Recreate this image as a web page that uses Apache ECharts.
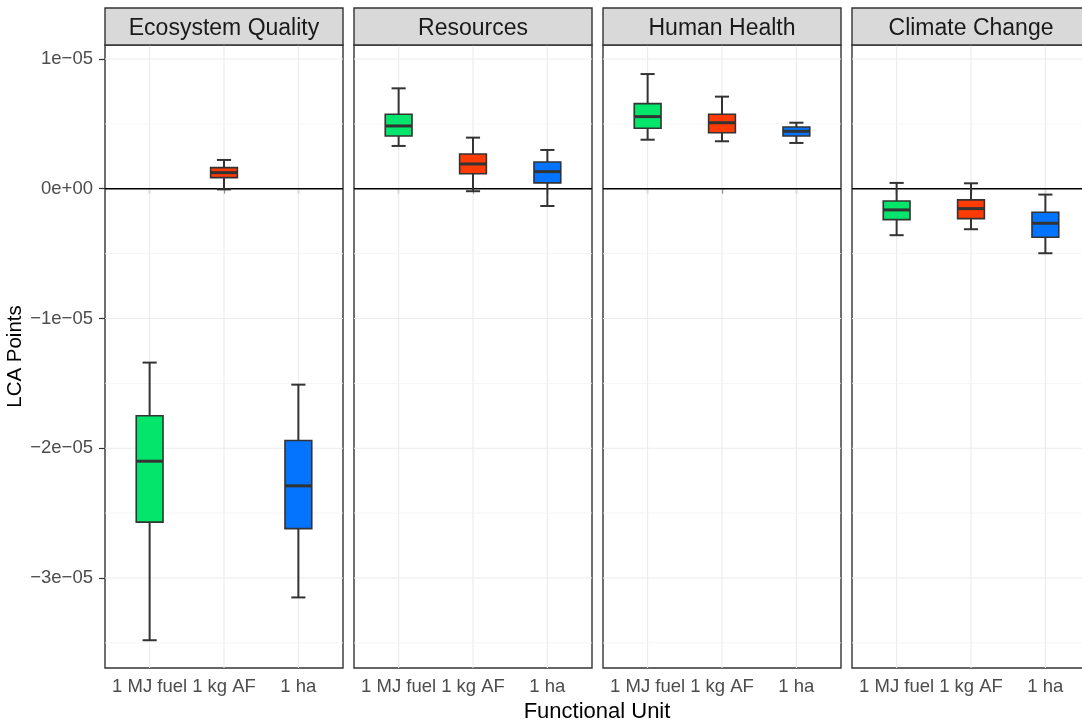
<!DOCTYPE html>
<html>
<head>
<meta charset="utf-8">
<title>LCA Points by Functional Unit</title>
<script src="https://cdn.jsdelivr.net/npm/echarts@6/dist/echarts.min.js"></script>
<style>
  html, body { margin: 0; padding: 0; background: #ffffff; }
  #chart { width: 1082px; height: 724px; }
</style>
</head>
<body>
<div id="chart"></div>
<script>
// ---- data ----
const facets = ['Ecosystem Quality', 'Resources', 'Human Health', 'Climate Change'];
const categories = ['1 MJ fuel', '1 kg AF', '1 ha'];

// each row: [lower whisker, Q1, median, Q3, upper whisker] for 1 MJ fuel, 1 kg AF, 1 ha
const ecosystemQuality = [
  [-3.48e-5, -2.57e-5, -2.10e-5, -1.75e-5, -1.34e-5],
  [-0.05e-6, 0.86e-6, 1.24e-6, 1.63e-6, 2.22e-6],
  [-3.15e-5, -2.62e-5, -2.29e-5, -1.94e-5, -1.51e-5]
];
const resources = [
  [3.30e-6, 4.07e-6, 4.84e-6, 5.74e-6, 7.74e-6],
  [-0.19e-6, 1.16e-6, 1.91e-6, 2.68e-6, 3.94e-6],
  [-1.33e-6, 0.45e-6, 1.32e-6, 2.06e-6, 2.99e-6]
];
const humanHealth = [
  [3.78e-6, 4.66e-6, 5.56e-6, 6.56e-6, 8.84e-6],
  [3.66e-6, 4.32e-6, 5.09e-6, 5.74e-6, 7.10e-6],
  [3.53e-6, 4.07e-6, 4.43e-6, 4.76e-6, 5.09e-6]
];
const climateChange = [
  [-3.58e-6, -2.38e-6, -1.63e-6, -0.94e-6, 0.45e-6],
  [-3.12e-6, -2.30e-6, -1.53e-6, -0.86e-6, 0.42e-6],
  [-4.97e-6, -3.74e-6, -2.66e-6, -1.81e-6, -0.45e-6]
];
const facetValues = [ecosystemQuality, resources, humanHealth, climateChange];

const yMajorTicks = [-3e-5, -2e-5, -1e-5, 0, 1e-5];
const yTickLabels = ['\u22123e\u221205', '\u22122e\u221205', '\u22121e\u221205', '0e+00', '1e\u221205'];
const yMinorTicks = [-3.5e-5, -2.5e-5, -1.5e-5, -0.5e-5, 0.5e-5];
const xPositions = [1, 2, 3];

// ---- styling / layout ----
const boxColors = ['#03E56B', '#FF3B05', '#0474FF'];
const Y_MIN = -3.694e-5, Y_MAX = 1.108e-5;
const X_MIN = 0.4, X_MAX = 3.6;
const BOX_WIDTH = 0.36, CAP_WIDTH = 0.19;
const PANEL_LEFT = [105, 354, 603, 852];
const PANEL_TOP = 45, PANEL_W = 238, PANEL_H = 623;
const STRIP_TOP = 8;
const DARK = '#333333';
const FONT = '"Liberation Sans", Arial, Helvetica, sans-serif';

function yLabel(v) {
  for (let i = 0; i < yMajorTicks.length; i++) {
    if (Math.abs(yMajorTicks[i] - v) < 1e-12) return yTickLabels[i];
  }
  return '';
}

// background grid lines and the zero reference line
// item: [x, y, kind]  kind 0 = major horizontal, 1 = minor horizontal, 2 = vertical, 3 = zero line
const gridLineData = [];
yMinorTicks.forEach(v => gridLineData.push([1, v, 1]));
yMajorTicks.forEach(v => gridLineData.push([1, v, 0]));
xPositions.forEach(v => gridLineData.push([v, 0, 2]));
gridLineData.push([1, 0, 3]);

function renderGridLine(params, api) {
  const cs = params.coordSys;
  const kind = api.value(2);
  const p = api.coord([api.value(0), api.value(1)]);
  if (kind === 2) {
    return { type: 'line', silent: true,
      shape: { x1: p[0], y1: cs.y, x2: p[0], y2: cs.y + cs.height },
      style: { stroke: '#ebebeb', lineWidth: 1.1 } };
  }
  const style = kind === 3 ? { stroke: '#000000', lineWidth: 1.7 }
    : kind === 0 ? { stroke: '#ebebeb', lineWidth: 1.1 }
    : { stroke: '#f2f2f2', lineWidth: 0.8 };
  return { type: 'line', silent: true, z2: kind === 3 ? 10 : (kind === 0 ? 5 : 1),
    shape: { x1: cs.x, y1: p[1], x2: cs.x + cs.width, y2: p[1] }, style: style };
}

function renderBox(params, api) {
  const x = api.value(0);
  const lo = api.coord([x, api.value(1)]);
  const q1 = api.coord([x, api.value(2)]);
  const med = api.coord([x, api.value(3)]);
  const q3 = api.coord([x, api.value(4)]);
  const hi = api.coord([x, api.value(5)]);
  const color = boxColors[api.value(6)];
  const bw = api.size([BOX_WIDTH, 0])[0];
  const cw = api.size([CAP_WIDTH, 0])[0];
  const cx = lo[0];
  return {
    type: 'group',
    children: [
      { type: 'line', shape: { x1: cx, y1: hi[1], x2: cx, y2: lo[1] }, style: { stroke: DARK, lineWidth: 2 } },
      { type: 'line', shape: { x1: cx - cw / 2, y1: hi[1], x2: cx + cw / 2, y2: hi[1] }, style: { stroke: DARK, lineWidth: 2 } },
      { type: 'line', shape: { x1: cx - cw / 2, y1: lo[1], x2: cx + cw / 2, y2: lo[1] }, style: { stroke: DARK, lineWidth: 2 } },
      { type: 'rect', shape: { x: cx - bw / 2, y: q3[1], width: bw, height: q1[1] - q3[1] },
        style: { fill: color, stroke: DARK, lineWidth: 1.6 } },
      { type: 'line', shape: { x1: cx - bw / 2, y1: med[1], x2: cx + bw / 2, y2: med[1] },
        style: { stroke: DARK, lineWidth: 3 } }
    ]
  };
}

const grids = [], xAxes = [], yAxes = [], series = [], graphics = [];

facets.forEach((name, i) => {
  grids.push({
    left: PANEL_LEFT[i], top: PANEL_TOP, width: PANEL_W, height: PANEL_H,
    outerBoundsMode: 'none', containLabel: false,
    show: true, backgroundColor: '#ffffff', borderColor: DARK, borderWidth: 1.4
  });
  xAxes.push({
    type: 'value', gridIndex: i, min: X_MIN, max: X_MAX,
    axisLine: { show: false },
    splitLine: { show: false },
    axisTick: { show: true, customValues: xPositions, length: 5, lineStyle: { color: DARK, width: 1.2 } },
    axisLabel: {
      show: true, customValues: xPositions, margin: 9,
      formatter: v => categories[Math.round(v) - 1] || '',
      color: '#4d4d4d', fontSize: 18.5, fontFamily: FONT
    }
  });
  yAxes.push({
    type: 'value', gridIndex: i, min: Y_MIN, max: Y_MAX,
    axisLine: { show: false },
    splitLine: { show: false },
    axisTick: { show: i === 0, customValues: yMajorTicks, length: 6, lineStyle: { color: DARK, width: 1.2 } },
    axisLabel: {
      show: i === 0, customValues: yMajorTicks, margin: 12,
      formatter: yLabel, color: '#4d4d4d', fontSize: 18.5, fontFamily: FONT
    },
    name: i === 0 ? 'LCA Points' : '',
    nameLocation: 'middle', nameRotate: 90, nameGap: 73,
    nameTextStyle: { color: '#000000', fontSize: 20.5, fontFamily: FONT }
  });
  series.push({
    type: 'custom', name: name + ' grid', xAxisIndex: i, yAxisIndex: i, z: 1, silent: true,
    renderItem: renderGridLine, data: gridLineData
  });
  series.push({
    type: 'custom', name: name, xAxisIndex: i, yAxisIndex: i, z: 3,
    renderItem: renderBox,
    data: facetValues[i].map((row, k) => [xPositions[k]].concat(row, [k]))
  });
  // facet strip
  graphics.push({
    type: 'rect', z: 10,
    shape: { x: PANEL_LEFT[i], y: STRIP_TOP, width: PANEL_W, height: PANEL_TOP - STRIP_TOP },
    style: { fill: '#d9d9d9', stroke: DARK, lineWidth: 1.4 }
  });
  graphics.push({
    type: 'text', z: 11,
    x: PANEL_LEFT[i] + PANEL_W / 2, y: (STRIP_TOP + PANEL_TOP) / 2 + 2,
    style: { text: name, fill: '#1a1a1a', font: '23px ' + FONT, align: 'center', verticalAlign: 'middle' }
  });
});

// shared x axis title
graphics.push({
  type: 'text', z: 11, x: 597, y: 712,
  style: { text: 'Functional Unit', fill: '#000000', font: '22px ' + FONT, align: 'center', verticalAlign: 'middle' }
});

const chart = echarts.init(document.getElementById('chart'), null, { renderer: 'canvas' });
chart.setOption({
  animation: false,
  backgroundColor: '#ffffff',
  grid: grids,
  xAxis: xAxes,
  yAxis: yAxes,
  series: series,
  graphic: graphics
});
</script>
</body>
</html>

────

* **Exercise task**
Exactly as written, please give again the lines from the beginning of the listing through the line containing "const xPositions = [1, 2, 3];", inclusive, without any pictures.

* **Complete output**
Recreate this image as a web page that uses Apache ECharts.
<!DOCTYPE html>
<html>
<head>
<meta charset="utf-8">
<title>LCA Points by Functional Unit</title>
<script src="https://cdn.jsdelivr.net/npm/echarts@6/dist/echarts.min.js"></script>
<style>
  html, body { margin: 0; padding: 0; background: #ffffff; }
  #chart { width: 1082px; height: 724px; }
</style>
</head>
<body>
<div id="chart"></div>
<script>
// ---- data ----
const facets = ['Ecosystem Quality', 'Resources', 'Human Health', 'Climate Change'];
const categories = ['1 MJ fuel', '1 kg AF', '1 ha'];

// each row: [lower whisker, Q1, median, Q3, upper whisker] for 1 MJ fuel, 1 kg AF, 1 ha
const ecosystemQuality = [
  [-3.48e-5, -2.57e-5, -2.10e-5, -1.75e-5, -1.34e-5],
  [-0.05e-6, 0.86e-6, 1.24e-6, 1.63e-6, 2.22e-6],
  [-3.15e-5, -2.62e-5, -2.29e-5, -1.94e-5, -1.51e-5]
];
const resources = [
  [3.30e-6, 4.07e-6, 4.84e-6, 5.74e-6, 7.74e-6],
  [-0.19e-6, 1.16e-6, 1.91e-6, 2.68e-6, 3.94e-6],
  [-1.33e-6, 0.45e-6, 1.32e-6, 2.06e-6, 2.99e-6]
];
const humanHealth = [
  [3.78e-6, 4.66e-6, 5.56e-6, 6.56e-6, 8.84e-6],
  [3.66e-6, 4.32e-6, 5.09e-6, 5.74e-6, 7.10e-6],
  [3.53e-6, 4.07e-6, 4.43e-6, 4.76e-6, 5.09e-6]
];
const climateChange = [
  [-3.58e-6, -2.38e-6, -1.63e-6, -0.94e-6, 0.45e-6],
  [-3.12e-6, -2.30e-6, -1.53e-6, -0.86e-6, 0.42e-6],
  [-4.97e-6, -3.74e-6, -2.66e-6, -1.81e-6, -0.45e-6]
];
const facetValues = [ecosystemQuality, resources, humanHealth, climateChange];

const yMajorTicks = [-3e-5, -2e-5, -1e-5, 0, 1e-5];
const yTickLabels = ['\u22123e\u221205', '\u22122e\u221205', '\u22121e\u221205', '0e+00', '1e\u221205'];
const yMinorTicks = [-3.5e-5, -2.5e-5, -1.5e-5, -0.5e-5, 0.5e-5];
const xPositions = [1, 2, 3];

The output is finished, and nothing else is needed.